-- start of Provided information --

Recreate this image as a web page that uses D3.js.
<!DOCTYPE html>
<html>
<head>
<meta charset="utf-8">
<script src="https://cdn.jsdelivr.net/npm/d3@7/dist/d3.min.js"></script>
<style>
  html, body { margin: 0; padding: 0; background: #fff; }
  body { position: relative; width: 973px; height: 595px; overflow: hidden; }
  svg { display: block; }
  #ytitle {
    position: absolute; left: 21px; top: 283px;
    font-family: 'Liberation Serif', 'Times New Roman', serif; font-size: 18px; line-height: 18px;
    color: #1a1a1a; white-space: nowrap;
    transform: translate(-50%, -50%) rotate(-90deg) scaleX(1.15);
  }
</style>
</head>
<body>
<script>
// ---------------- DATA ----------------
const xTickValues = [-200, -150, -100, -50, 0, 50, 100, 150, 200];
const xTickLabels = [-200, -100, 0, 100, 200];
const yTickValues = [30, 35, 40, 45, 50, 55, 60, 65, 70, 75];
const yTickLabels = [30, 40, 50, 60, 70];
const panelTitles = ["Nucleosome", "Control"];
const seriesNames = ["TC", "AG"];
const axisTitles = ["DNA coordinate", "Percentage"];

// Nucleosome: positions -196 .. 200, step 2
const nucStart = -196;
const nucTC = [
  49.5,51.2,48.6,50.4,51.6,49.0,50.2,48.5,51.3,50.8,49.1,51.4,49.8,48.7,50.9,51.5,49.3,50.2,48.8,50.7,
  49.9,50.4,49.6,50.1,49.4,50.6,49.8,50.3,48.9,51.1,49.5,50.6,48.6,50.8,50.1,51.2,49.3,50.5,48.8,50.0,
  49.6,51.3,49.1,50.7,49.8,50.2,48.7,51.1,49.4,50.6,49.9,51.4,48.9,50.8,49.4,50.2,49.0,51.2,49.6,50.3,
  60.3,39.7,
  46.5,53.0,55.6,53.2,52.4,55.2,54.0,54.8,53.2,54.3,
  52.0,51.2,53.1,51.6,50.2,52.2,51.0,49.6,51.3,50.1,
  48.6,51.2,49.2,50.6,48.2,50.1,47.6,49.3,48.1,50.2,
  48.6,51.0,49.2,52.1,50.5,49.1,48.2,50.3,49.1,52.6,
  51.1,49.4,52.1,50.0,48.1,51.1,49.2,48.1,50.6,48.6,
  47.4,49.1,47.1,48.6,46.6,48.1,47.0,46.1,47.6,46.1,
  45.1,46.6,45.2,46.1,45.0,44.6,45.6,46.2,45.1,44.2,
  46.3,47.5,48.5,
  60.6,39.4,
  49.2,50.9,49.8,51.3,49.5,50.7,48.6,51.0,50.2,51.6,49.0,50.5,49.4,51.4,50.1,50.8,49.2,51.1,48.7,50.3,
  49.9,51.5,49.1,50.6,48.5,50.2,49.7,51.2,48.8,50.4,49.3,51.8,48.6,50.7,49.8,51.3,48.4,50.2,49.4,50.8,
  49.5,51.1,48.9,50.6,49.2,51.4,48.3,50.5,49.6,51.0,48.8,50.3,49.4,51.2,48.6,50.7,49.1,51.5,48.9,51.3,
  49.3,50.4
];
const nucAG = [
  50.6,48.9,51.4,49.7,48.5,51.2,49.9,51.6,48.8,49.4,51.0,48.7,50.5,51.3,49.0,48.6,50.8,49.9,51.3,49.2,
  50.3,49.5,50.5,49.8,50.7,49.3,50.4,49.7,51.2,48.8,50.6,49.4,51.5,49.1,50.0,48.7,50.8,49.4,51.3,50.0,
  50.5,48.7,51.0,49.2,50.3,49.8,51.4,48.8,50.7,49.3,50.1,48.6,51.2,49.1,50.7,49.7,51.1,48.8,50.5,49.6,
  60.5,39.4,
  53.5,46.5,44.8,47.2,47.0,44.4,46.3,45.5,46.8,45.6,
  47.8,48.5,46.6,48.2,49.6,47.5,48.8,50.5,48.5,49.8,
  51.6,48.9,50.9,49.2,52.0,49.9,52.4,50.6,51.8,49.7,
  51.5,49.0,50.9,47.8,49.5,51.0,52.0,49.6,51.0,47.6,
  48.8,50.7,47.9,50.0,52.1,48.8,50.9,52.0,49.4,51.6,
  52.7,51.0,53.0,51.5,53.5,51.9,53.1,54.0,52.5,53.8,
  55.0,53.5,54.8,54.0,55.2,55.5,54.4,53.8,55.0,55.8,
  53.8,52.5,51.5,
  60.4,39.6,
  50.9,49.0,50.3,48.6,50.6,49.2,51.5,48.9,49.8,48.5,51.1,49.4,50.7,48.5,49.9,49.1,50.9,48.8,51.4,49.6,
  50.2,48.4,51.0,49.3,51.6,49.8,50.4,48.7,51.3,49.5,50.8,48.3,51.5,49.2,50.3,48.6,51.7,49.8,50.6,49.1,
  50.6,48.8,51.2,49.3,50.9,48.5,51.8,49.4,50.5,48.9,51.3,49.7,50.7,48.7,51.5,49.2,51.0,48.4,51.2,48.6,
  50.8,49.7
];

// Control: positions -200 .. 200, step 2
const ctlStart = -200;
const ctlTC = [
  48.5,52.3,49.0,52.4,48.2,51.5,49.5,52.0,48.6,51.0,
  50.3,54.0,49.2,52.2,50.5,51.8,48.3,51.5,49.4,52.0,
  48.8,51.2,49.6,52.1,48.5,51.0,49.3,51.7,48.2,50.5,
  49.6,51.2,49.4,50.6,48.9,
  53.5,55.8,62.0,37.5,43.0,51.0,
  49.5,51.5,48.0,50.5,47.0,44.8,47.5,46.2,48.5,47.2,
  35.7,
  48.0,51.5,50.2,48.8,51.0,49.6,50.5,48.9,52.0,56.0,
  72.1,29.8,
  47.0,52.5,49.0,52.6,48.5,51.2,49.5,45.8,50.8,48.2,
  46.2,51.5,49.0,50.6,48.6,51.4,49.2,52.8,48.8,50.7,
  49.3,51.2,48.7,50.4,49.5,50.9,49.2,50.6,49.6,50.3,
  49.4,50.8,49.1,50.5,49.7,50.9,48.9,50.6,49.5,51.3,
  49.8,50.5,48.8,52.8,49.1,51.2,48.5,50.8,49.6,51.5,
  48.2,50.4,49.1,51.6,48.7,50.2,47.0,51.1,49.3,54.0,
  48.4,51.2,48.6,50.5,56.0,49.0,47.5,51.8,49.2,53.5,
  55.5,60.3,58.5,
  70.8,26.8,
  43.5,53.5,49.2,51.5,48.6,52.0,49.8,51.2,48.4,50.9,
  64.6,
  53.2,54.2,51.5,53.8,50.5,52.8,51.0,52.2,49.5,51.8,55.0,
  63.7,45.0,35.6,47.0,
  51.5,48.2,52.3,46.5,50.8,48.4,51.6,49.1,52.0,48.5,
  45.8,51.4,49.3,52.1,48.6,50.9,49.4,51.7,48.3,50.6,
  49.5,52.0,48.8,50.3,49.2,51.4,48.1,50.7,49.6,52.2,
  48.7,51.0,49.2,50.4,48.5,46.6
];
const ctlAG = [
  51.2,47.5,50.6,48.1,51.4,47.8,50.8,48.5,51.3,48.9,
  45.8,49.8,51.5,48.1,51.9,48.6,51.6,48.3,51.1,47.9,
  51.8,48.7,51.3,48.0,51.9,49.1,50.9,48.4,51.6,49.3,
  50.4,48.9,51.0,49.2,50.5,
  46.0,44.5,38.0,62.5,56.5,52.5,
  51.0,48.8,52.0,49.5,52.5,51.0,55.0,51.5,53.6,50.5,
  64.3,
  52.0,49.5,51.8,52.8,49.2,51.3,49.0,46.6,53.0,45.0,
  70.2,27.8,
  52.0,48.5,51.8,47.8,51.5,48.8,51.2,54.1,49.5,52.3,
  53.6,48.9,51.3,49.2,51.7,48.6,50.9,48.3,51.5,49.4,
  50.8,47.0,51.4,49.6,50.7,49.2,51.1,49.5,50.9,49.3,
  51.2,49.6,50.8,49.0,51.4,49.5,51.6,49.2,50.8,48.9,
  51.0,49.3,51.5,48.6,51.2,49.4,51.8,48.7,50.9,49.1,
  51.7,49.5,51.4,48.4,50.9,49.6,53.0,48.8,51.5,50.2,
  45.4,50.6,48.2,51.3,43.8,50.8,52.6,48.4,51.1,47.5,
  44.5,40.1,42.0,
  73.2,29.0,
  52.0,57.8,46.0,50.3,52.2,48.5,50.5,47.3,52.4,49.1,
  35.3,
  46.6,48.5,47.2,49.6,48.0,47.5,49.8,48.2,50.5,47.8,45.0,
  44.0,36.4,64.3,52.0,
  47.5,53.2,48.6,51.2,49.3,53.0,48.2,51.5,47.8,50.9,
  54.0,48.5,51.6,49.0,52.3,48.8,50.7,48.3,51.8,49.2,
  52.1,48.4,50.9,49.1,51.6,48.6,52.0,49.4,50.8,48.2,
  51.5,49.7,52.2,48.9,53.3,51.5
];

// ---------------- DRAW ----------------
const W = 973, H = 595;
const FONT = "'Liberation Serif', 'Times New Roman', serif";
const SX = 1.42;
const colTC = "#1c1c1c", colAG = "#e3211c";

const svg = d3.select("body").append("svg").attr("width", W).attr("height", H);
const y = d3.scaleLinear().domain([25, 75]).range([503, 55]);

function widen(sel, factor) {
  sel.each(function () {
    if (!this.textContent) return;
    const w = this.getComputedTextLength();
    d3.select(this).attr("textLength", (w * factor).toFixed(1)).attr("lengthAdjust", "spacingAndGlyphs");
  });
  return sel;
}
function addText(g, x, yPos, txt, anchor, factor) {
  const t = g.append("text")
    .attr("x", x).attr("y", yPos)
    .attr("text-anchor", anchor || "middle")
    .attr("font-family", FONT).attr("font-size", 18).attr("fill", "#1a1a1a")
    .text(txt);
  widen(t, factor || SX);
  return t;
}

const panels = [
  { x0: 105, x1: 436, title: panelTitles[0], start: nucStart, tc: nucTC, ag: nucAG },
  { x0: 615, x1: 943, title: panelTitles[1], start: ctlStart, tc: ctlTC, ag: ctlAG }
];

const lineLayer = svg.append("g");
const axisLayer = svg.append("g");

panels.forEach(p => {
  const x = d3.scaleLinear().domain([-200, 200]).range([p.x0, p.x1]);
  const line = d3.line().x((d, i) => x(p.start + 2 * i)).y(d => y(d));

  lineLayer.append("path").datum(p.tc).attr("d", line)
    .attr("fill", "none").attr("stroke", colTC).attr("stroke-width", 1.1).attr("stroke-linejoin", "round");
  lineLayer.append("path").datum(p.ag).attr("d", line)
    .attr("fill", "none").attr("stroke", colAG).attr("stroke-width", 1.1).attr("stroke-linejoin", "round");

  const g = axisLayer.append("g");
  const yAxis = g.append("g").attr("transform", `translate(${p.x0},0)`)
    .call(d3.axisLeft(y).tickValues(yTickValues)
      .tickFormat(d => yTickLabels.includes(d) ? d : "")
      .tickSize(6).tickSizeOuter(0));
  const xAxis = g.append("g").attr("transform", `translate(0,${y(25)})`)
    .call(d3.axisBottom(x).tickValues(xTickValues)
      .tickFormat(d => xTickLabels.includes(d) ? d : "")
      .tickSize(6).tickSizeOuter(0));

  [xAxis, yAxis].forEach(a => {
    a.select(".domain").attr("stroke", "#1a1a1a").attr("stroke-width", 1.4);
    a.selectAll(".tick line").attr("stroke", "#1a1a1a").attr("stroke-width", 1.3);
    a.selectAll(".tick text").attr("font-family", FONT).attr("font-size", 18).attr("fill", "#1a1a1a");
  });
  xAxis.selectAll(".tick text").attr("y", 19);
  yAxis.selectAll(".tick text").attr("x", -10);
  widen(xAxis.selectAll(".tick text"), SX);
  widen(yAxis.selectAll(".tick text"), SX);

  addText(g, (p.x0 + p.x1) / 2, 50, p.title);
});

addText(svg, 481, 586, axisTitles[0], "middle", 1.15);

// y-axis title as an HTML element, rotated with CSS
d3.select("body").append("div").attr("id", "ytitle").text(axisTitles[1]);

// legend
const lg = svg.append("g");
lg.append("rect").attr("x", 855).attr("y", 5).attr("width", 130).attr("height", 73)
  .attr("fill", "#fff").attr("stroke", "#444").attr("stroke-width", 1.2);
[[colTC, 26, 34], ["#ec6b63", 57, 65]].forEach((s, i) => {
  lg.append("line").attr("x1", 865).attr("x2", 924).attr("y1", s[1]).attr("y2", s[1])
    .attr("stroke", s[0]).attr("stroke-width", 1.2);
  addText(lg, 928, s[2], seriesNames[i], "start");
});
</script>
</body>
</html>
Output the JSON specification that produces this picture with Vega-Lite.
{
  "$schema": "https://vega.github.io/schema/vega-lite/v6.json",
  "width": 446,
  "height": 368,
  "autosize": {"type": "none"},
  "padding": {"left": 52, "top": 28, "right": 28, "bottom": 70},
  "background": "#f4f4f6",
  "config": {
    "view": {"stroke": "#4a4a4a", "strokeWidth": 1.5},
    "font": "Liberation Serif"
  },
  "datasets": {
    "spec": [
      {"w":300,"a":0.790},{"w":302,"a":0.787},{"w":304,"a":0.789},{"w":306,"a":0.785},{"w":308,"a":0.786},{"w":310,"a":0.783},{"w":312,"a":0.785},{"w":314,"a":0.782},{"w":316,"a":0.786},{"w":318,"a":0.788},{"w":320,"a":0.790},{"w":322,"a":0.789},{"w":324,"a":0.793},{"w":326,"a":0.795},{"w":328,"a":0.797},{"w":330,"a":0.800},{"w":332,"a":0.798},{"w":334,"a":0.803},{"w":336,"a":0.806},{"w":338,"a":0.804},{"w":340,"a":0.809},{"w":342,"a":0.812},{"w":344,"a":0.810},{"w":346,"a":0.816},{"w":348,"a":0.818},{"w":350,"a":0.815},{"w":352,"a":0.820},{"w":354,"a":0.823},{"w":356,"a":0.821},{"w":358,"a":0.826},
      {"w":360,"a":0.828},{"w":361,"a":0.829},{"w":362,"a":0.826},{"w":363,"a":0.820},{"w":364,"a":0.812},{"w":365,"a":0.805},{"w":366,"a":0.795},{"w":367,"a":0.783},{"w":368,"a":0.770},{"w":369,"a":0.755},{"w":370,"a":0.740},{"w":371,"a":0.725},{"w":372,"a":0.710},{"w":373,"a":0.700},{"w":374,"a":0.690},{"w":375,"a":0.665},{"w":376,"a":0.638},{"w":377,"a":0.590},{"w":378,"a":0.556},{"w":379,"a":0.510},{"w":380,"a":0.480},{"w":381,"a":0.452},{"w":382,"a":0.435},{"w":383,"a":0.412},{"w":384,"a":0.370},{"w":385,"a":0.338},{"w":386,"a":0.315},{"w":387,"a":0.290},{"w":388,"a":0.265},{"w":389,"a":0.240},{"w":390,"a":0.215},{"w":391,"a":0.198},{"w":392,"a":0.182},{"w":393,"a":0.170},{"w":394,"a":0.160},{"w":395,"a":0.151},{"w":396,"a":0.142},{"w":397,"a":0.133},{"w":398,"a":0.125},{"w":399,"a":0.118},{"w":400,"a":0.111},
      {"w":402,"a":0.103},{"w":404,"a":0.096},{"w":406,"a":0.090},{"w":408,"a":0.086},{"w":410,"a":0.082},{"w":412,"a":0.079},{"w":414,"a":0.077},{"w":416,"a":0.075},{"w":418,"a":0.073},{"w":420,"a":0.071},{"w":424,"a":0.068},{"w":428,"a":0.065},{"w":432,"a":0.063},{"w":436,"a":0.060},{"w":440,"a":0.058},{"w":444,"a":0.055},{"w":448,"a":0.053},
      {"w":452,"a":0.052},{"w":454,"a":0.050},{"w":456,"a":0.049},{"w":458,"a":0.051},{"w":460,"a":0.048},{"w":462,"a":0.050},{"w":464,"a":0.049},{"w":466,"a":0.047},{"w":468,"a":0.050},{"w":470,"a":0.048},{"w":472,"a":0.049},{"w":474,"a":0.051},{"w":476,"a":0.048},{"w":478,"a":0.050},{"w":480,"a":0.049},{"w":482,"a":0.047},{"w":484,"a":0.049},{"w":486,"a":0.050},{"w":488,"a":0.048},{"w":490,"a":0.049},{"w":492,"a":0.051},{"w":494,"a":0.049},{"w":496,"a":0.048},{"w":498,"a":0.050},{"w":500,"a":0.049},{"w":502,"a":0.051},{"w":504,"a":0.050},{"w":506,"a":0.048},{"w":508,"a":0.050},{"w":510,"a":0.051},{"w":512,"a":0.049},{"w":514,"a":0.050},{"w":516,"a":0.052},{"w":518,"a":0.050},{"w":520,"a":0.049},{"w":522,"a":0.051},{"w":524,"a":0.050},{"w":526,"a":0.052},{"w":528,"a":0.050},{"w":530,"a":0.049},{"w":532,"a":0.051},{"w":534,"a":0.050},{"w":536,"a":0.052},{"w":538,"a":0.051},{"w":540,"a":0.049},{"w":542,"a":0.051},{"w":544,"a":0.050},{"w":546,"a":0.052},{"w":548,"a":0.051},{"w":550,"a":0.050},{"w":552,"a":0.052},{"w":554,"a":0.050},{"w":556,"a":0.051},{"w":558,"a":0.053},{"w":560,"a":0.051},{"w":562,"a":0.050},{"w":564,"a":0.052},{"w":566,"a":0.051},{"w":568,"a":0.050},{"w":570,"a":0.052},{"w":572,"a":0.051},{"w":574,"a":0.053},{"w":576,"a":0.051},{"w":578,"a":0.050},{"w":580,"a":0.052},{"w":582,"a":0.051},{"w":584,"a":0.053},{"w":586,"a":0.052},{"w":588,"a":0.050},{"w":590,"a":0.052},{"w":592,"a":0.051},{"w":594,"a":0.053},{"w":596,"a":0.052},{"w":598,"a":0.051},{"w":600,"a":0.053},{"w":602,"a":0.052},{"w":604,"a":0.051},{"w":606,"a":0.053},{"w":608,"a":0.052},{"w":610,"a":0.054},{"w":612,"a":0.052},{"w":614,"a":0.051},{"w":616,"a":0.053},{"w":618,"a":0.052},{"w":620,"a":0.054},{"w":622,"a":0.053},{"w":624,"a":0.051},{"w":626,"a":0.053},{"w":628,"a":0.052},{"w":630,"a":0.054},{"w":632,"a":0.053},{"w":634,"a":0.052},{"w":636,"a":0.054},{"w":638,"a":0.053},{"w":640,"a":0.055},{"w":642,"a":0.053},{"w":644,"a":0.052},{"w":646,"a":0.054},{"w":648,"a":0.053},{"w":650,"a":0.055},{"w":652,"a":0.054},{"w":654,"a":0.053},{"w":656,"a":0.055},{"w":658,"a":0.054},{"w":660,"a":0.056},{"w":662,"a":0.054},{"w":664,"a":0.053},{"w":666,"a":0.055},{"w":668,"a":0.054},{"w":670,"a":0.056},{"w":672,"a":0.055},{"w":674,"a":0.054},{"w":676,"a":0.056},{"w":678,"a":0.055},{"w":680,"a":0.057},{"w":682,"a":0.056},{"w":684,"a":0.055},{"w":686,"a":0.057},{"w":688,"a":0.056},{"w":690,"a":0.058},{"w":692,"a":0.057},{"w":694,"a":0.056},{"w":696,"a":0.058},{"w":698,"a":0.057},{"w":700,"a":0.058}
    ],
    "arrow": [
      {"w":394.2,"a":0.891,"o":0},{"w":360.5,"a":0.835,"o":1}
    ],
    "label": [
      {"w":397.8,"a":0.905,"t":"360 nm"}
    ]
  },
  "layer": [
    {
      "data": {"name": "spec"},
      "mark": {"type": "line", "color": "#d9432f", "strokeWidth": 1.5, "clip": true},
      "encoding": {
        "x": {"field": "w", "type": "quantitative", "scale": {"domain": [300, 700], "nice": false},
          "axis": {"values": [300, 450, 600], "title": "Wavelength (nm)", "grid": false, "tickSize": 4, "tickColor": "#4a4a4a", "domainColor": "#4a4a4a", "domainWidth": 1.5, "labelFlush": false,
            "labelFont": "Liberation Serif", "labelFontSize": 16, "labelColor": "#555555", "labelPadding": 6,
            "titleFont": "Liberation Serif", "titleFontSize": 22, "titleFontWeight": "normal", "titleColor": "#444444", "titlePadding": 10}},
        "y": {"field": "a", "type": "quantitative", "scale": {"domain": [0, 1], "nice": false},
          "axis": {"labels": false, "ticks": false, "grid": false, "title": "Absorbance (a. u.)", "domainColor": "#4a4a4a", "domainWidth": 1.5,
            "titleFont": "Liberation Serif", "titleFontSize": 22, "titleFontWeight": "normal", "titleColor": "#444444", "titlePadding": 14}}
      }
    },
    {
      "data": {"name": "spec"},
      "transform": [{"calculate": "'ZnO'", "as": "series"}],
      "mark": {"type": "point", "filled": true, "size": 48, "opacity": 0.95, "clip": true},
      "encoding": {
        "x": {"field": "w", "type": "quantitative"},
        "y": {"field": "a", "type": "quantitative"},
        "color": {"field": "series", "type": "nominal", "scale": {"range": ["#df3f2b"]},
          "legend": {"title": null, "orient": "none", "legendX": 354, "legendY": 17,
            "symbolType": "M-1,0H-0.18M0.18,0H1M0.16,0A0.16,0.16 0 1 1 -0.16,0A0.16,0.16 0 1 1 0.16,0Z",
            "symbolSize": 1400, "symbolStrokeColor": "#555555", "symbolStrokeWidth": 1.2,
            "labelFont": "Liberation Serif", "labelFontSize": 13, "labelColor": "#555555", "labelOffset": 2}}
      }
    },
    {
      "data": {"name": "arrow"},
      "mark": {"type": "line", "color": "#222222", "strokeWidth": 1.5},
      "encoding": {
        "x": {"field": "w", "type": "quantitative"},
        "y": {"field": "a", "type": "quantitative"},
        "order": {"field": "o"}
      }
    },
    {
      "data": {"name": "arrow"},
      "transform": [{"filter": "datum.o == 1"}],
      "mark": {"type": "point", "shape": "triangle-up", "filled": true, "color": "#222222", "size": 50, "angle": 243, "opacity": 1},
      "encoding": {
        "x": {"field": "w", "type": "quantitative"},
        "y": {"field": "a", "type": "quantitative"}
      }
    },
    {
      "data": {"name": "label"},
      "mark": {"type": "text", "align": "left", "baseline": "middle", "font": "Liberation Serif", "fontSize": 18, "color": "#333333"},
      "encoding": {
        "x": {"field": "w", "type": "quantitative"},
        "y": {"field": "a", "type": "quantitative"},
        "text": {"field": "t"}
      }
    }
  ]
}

-- end of Provided information --

Working from the entries above, return all lines that contain "with".

// y-axis title as an HTML element, rotated with CSS
Output the JSON specification that produces this picture with Vega-Lite.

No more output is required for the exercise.